L' attitude rigide de Schaefer lors de son entrevue du 23 août avec le général de Monsabert est intéressante. Le fait qu’il ait été flanqué pour l’occasion d’un personnage que Monsabert identifie comme étant un membre de la Gestapo l’a peut-être conduit à adopter l’attitude théâtrale qui fut la sienne face à son adversaire afin de démontrer « visiblement » sa fermeté et sa volonté de ne pas capituler. Etait-il déjà suspecté de "mollesse" par les sbires du régime ou la Gestapo ?

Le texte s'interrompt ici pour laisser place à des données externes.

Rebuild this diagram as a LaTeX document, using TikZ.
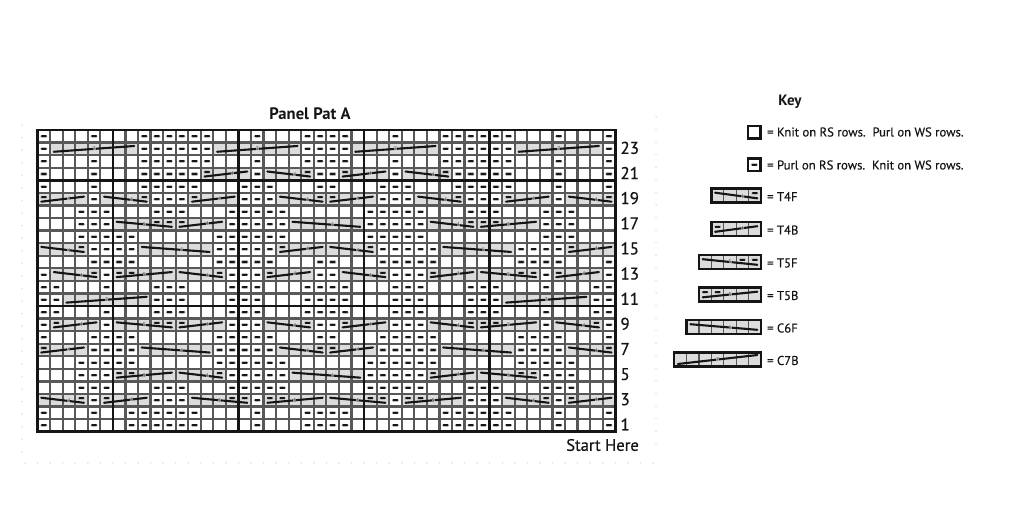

Rien ne permet de confirmer ce scénario en l’état actuel de nos connaissances, ce d'autant qu'au moment de la capitulation allemande, la Gestapo avait déjà évacué ses locaux de la rue Paradis. Il est en revanche permis d'avancer une autre hypothèse du fait qu’après l’attentat du 20 juillet 1944 contre Hitler, l’OKW et l’OKH avaient pris une série de mesures énergiques et répressives visant à s’assurer de la fidélité du corps des officiers de la Wehrmacht notamment, par tous les moyens y compris l’intimidation, voire la terreur par la Sippenhaft instituée après l'attentat du 20 juillet 1944. La présence inexpliquée à ce jour d'un personnage en civil aux côtés de Schaefer telle que mentionnée dans ses notes de guerre par le général de Monsabert, pourrait s’expliquer par une mesure de cette nature.